Awantura o kasę to polski teleturniej emitowany od 4 listopada 2002 do 25 lutego 2005 na antenie Polsatu. Program, prowadzony przez Krzysztofa Ibisza, sprawdzał wiedzę uczestników z zakresu wiedzy ogólnej oraz sprawność w licytacji i negocjacjach. Teleturniej był jednym z największych hitów stacji, a niektóre fragmenty nawet dzisiaj viralowo rozprzestrzeniają się po internecie. W sieci nie brakuje komentarzy i próśb na temat przywrócenia kultowego programu do ramówki Polsatu. Zapewne pomysły już były, ale sam prowadzący nie wyrażał chęci do wzięcia udziału w tym projekcie. Umówmy się, bez Krzysztofa Ibisza nie wyobrażamy sobie tego formatu. O co właściwie chodziło w teleturnieju?

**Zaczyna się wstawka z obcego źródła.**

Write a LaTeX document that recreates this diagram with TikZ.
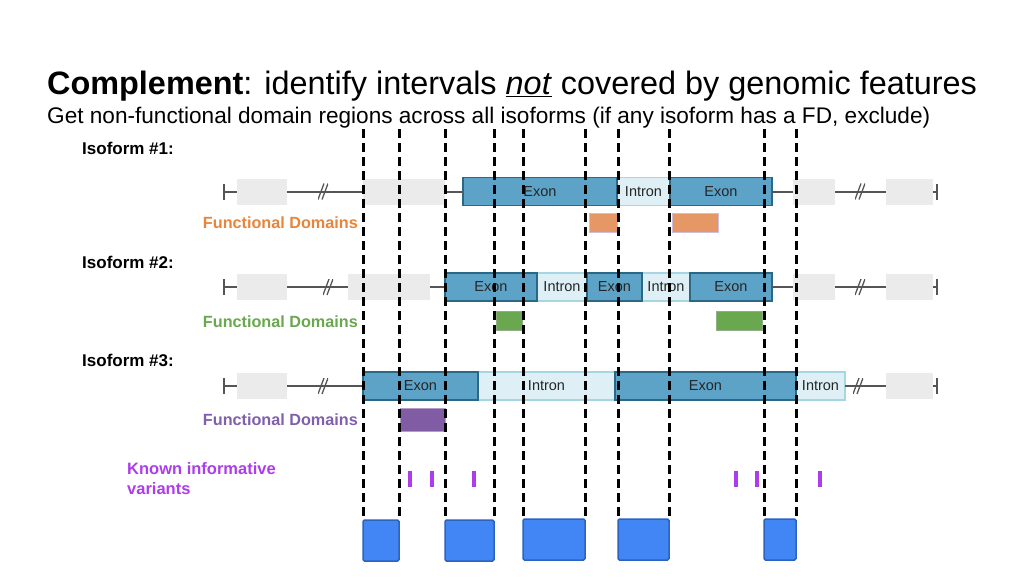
\documentclass[tikz,border=0pt]{standalone}
\usepackage{fontspec}
\setmainfont{Liberation Sans}
\usetikzlibrary{arrows.meta}

\definecolor{spinegray}{RGB}{85,85,85}
\definecolor{boxgray}{RGB}{235,235,235}
\definecolor{exonfill}{RGB}{92,163,199}
\definecolor{exonline}{RGB}{42,104,134}
\definecolor{intronfill}{RGB}{222,240,246}
\definecolor{intronline}{RGB}{165,214,226}
\definecolor{fdorange}{RGB}{229,152,102}
\definecolor{fdgreen}{RGB}{106,168,79}
\definecolor{fdpurple}{RGB}{128,92,164}
\definecolor{txtorange}{RGB}{232,132,60}
\definecolor{txtgreen}{RGB}{106,168,79}
\definecolor{txtpurple}{RGB}{128,96,172}
\definecolor{varcolor}{RGB}{172,60,236}
\definecolor{keepfill}{RGB}{66,133,244}
\definecolor{keepline}{RGB}{43,99,190}

\tikzset{
  spine/.style={line width=2pt, draw=spinegray},
  gapbox/.style={fill=boxgray, minimum height=26pt, inner sep=0pt, outer sep=0pt, anchor=west},
  exon/.style={draw=exonline, fill=exonfill, line width=1.2pt, minimum height=28pt,
    inner sep=0pt, outer sep=0pt, anchor=west, text=black!85, font=\fontsize{14.5}{15}\selectfont},
  intron/.style={exon, draw=intronline, fill=intronfill},
  fd/.style={minimum height=19pt, inner sep=0pt, outer sep=0pt, anchor=west, line width=0.8pt},
  rowlabel/.style={anchor=base west, inner sep=0pt, font=\bfseries\fontsize{17}{18}\selectfont},
  fdlabel/.style={anchor=base east, inner sep=0pt, font=\bfseries\fontsize{16.2}{17}\selectfont},
  cut/.style={line width=3pt, dash pattern=on 9pt off 5pt},
  keep/.style={draw=keepline, fill=keepfill, line width=1.5pt, rounded corners=1.5pt,
    minimum height=41pt, inner sep=0pt, outer sep=0pt, anchor=north west},
  variant/.style={fill=varcolor, minimum width=4pt, minimum height=16pt, inner sep=0pt},
  slash/.style={inner sep=0pt, minimum width=10pt, minimum height=16pt, path picture={
    \draw[line width=1.3pt, spinegray]
      ([xshift=-5pt,yshift=-8pt]path picture bounding box.center) -- ([xshift=1pt,yshift=8pt]path picture bounding box.center)
      ([xshift=-1pt,yshift=-8pt]path picture bounding box.center) -- ([xshift=5pt,yshift=8pt]path picture bounding box.center);}}
}

\begin{document}
\begin{tikzpicture}[x=1pt, y=-1pt]
  \useasboundingbox[fill=white] (0,0) rectangle (1024,576);

  % heading
  \node[anchor=base west, inner sep=0pt, font=\fontsize{32.4}{38}\selectfont] (title) at (47,94)
    {\textbf{Complement}: identify intervals \underline{\textit{not}} covered by genomic features};
  \node[anchor=base west, inner sep=0pt, font=\fontsize{22.6}{26}\selectfont] (subtitle) at (47,123)
    {Get non-functional domain regions across all isoforms (if any isoform has a FD, exclude)};

  % isoform 1
  \node[rowlabel] (iso1) at (82,154) {Isoform \#1:};
  \coordinate (s1) at (223,191.5);
  \node[gapbox, minimum width=50pt] (g1a) at (237,191.5) {};
  \node[gapbox, minimum width=82pt] (g1b) at (363,191.5) {};
  \node[intron, minimum width=53pt] (i1a) at (617,191.5) {Intron};
  \node[exon, minimum width=154pt] (e1a) at (463,191.5) {Exon};
  \node[exon, minimum width=102pt] (e1b) at (670,191.5) {Exon};
  \node[gapbox, minimum width=42pt] (g1c) at (793,191.5) {};
  \node[gapbox, minimum width=47pt] (g1d) at (886,191.5) {};
  \coordinate (f1) at (938,191.5);
  \draw[spine, {Bar[width=16pt]}-] (s1) -- (g1a.west);
  \draw[spine] (g1a) -- (g1b);
  \draw[spine] (g1b) -- (e1a);
  \draw[spine] (e1b) -- (g1c);
  \draw[spine] (g1c) -- (g1d);
  \draw[spine, -{Bar[width=16pt]}] (g1d.east) -- (f1);
  \node[slash] (k1a) at (323,191.5) {};
  \node[slash] (k1b) at (860,191.5) {};
  \node[fdlabel, text=txtorange] (fdl1) at (358,228) {Functional Domains};
  \node[fd, fill=fdorange, draw=fdorange!60!blue!40, minimum width=28pt] (fd1a) at (589,222.5) {};
  \node[fd, fill=fdorange, draw=fdorange!60!blue!40, minimum width=46pt] (fd1b) at (672,222.5) {};

  % isoform 2
  \node[rowlabel] (iso2) at (82,268) {Isoform \#2:};
  \coordinate (s2) at (223,287);
  \node[gapbox, minimum width=50pt] (g2a) at (237,287) {};
  \node[gapbox, minimum width=82pt] (g2b) at (348,287) {};
  \node[intron, minimum width=50pt] (i2a) at (537,287) {Intron};
  \node[intron, minimum width=48pt] (i2b) at (642,287) {Intron};
  \node[exon, minimum width=92pt] (e2a) at (445,287) {Exon};
  \node[exon, minimum width=55pt] (e2b) at (587,287) {Exon};
  \node[exon, minimum width=82pt] (e2c) at (690,287) {Exon};
  \node[gapbox, minimum width=42pt] (g2c) at (793,287) {};
  \node[gapbox, minimum width=47pt] (g2d) at (886,287) {};
  \coordinate (f2) at (938,287);
  \draw[spine, {Bar[width=16pt]}-] (s2) -- (g2a.west);
  \draw[spine] (g2a) -- (g2b);
  \draw[spine] (g2b) -- (e2a);
  \draw[spine] (e2c) -- (g2c);
  \draw[spine] (g2c) -- (g2d);
  \draw[spine, -{Bar[width=16pt]}] (g2d.east) -- (f2);
  \node[slash] (k2a) at (328,287) {};
  \node[slash] (k2b) at (860,287) {};
  \node[fdlabel, text=txtgreen] (fdl2) at (358,327) {Functional Domains};
  \node[fd, fill=fdgreen, draw=fdgreen!70!black!60, minimum width=26pt] (fd2a) at (496,321) {};
  \node[fd, fill=fdgreen, draw=fdgreen!70!black!60, minimum width=46pt] (fd2b) at (716,321) {};

  % isoform 3
  \node[rowlabel] (iso3) at (82,366) {Isoform \#3:};
  \coordinate (s3) at (223,386);
  \node[gapbox, minimum width=50pt] (g3a) at (237,386) {};
  \node[intron, minimum width=137pt] (i3a) at (478,386) {Intron};
  \node[intron, minimum width=49pt] (i3b) at (796,386) {Intron};
  \node[exon, minimum width=115pt] (e3a) at (363,386) {Exon};
  \node[exon, minimum width=181pt] (e3b) at (615,386) {Exon};
  \node[gapbox, minimum width=47pt] (g3b) at (886,386) {};
  \coordinate (f3) at (938,386);
  \draw[spine, {Bar[width=16pt]}-] (s3) -- (g3a.west);
  \draw[spine] (g3a) -- (e3a);
  \draw[spine] (i3b) -- (g3b);
  \draw[spine, -{Bar[width=16pt]}] (g3b.east) -- (f3);
  \node[slash] (k3a) at (323,386) {};
  \node[slash] (k3b) at (858,386) {};
  \node[fdlabel, text=txtpurple] (fdl3) at (358,425) {Functional Domains};
  \node[fd, fill=fdpurple, draw=fdpurple!60, minimum width=45pt, minimum height=23pt] (fd3a) at (400,419.5) {};

  % variants
  \node[anchor=base west, inner sep=0pt, align=left, text=varcolor, font=\bfseries\fontsize{16.5}{19.5}\selectfont]
    (known) at (127,494) {Known informative\\variants};
  \foreach \vx [count=\i] in {410,432,474,736,757,820}
    \node[variant] (var\i) at (\vx,479) {};

  % regions kept
  \node[keep, minimum width=36pt] (r1) at (363,520) {};
  \node[keep, minimum width=49pt] (r2) at (445,520) {};
  \node[keep, minimum width=62pt] (r3) at (523,519) {};
  \node[keep, minimum width=51pt] (r4) at (618,519) {};
  \node[keep, minimum width=32pt] (r5) at (764,519) {};

  % cut lines
  \foreach \cx [count=\i] in {363,399,445,494,523,585,618,669,764,796}
    \coordinate (t\i) at (\cx,129);
  \draw[cut] (t1) -- (r1.north west);
  \draw[cut] (t2) -- (r1.north east);
  \draw[cut] (t3) -- (r2.north west);
  \draw[cut] (t4) -- (r2.north east);
  \draw[cut] (t5) -- (r3.north west);
  \draw[cut] (t6) -- (r3.north east);
  \draw[cut] (t7) -- (r4.north west);
  \draw[cut] (t8) -- (r4.north east);
  \draw[cut] (t9) -- (r5.north west);
  \draw[cut] (t10) -- (r5.north east);
\end{tikzpicture}
\end{document}
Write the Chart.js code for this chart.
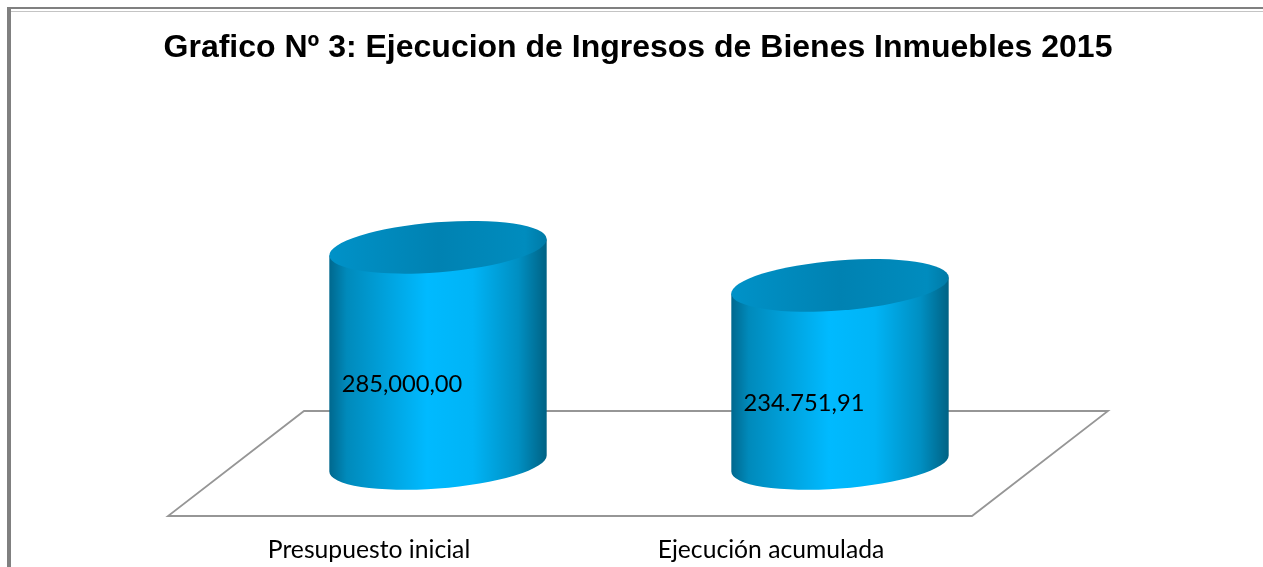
<!DOCTYPE html>
<html>
<head>
<meta charset="utf-8">
<title>Grafico 3</title>
<script src="https://cdn.jsdelivr.net/npm/chart.js@4"></script>
<style>
  html, body { margin: 0; padding: 0; background: #fff; overflow: hidden; }
  #frame { position: absolute; left: 7px; top: 7px; right: 0; bottom: 0; border-top: 2px solid #808080; border-left: 4px solid #808080; }
  #frame:before { content: ""; position: absolute; left: 0; right: 0; top: 2px; height: 1px; background: #c4c4c4; }
  #wrap { position: absolute; left: 13px; top: 0; width: 1250px; height: 567px; }
</style>
</head>
<body>
<div id="frame"></div>
<div id="wrap"><canvas id="grafico" width="1250" height="567"></canvas></div>
<script>
var categorias = ['Presupuesto inicial', 'Ejecución acumulada'];
var valores = [285000, 234751.91];
var etiquetas = ['285,000,00', '234.751,91'];
var titulo = 'Grafico Nº 3: Ejecucion de Ingresos de Bienes Inmuebles 2015';

// profundidad del piso 3D
var fondoX = 136, fondoY = -105;
var giro = -4.5 * Math.PI / 180;

var cilindros = {
    id: 'cilindros',
    beforeDatasetsDraw: function(chart) {
        var ctx = chart.ctx, a = chart.chartArea;
        ctx.save();
        ctx.strokeStyle = '#969696';
        ctx.lineWidth = 1.8;
        ctx.beginPath();
        ctx.moveTo(a.left, a.bottom);
        ctx.lineTo(a.right, a.bottom);
        ctx.lineTo(a.right + fondoX, a.bottom + fondoY);
        ctx.lineTo(a.left + fondoX, a.bottom + fondoY);
        ctx.closePath();
        ctx.stroke();
        ctx.restore();
    },
    afterDatasetsDraw: function(chart) {
        var ctx = chart.ctx;
        chart.getDatasetMeta(0).data.forEach(function(bar, i) {
            var cx = bar.x + fondoX / 2 + 1;
            var rx = bar.width / 2;
            var ry = 25;
            var arriba = bar.y + fondoY / 2;
            var abajo = bar.base + fondoY / 2;
            var t0 = Math.atan2(-ry * Math.sin(giro), rx * Math.cos(giro));
            var dx = rx * Math.cos(t0) * Math.cos(giro) - ry * Math.sin(t0) * Math.sin(giro);
            var dy = rx * Math.cos(t0) * Math.sin(giro) + ry * Math.sin(t0) * Math.cos(giro);

            // cuerpo
            var g = ctx.createLinearGradient(cx - dx, 0, cx + dx, 0);
            g.addColorStop(0, '#00688e');
            g.addColorStop(0.08, '#008abb');
            g.addColorStop(0.28, '#00a4e0');
            g.addColorStop(0.45, '#00baff');
            g.addColorStop(0.66, '#00b4f6');
            g.addColorStop(0.87, '#008fc2');
            g.addColorStop(1, '#006284');
            ctx.save();
            ctx.fillStyle = g;
            ctx.beginPath();
            ctx.moveTo(cx - dx, arriba - dy);
            ctx.lineTo(cx - dx, abajo - dy);
            ctx.ellipse(cx, abajo, rx, ry, giro, t0 + Math.PI, t0, true);
            ctx.lineTo(cx + dx, arriba + dy);
            ctx.closePath();
            ctx.fill();

            // tapa
            var g2 = ctx.createLinearGradient(cx - dx, 0, cx + dx, 0);
            g2.addColorStop(0, '#0092c8');
            g2.addColorStop(0.5, '#0082b2');
            g2.addColorStop(0.9, '#008cbe');
            g2.addColorStop(1, '#007aa6');
            ctx.fillStyle = g2;
            ctx.beginPath();
            ctx.ellipse(cx, arriba, rx, ry, giro, 0, Math.PI * 2);
            ctx.fill();

            // etiqueta de valor
            ctx.fillStyle = '#000';
            ctx.font = '23.7px Lato';
            ctx.textAlign = 'center';
            ctx.textBaseline = 'middle';
            ctx.fillText(etiquetas[i], bar.x + 33, (bar.y + bar.base) / 2 - 24);
            ctx.restore();
        });
    }
};

document.addEventListener('DOMContentLoaded', function() {
    var ctx = document.getElementById('grafico').getContext('2d');
    new Chart(ctx, {
        type: 'bar',
        data: {
            labels: categorias,
            datasets: [{
                data: valores,
                backgroundColor: 'rgba(0, 0, 0, 0)',
                categoryPercentage: 1,
                barPercentage: 0.5423
            }]
        },
        options: {
            responsive: false,
            animation: false,
            scales: {
                x: {
                    grid: { display: false },
                    border: { display: false },
                    ticks: { color: '#000', font: { family: 'Lato', size: 24.7 }, padding: 11, maxRotation: 0 },
                    afterFit: function(s) { s.height = 51; }
                },
                // ejes invisibles, solo reservan el margen lateral
                y: {
                    min: 0,
                    max: 300000,
                    grid: { display: false },
                    border: { display: false },
                    ticks: { display: false },
                    afterFit: function(s) { s.width = 155; }
                },
                margen: {
                    position: 'right',
                    grid: { display: false },
                    border: { display: false },
                    ticks: { display: false },
                    afterFit: function(s) { s.width = 291; }
                }
            },
            plugins: {
                legend: { display: false },
                tooltip: { enabled: false },
                title: {
                    display: true,
                    text: titulo,
                    color: '#000',
                    font: { family: 'Liberation Sans', size: 32, weight: 'bold' },
                    padding: { top: 29, bottom: 221 }
                }
            }
        },
        plugins: [cilindros]
    });
});
</script>
</body>
</html>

ZOBACZ RÓWNIEŻ: Bezczelne teksty prowadzących w polskiej telewizji. Tak obrażali uczestników
Awantura o kasę - o co chodziło?
Awantura o kasę to najbardziej nieprzewidywalna gry telewizyjna w Polsce. Program był bardzo dynamiczny, emocjonujący i chyba za to widzowie pokochali polski teleturniej. Program był podzielony na dwa etapy. W pierwszym z nich rywalizowały ze sobą 3 czteroosobowe zespoły. Każda z ekip miała swój kolor: Niebieski, żółty lub zielony. Zwycięska drużyna przechodziła do finałowego etapu, gdzie rywalizowała z tzw. Drużyną Mistrzów - czyli tą, która wygrała poprzedni odcinek. Licytacje były zażarte i toczyły się do momentu, aż któraś z drużyn zbankrutowała.
Awantura o kasę: Etap 1
W pierwszym etapie wszystkie drużyny otrzymywały od prowadzącego 5000 zł. Była to kwota, którą można było operować podczas licytacji. Prowadzący kręcił kołem, na którym było aż 31 kategorii z pytaniami. Po wylosowaniu jednej z kategorii rozpoczynał licytację. Drużyna, która zaproponowała więcej mogła odpowiedzieć na pytanie. Jeżeli odpowiedź była prawidłowa - wygrywała pieniądze, jeżeli błędna - pieniądze z puli przechodziły do kolejnego pytania. Drużyna, która uzbierała najwięcej przechodziła do finału.
Awantura o kasę: Etap 2
W drugim etapie (finał) zwycięska drużyna mierzyła się z Mistrzami. Jeżeli chodzi o pieniądze, to Drużyna Mistrzów startowała w licytacjach z tą, którą wywalczyła sobie w poprzednim programie. Zasady praktycznie nie różniły się od tych z pierwszego etapu. Wygrywała drużyna, która na koniec programu miała najwięcej pieniędzy. Mistrzowie dbali o to, aby łatwo nie oddawać swojego miejsca w loży, więc starali się przejść przez jak największa ilość finałów. Jeżeli w drugim etapie pojawił się remis (co zdarzało się często), to automatycznie wygrywała Drużyna Mistrzów.
Awantura o kasę - jaka nagroda?
Poza pieniędzmi pojawiały się również nagrody rzeczowe lub niespodzianki znajdujące się w tzw. czarnej skrzyni. Podczas licytacji, zespoły w każdym momencie mogły także zagrać „va banque” stawiając na szali wszystkie swoje pieniądze. Licytacja w tym momencie się kończyła. W przypadku złej odpowiedzi zespół grający „va banque” bankrutował i odpadł z gry z niczym.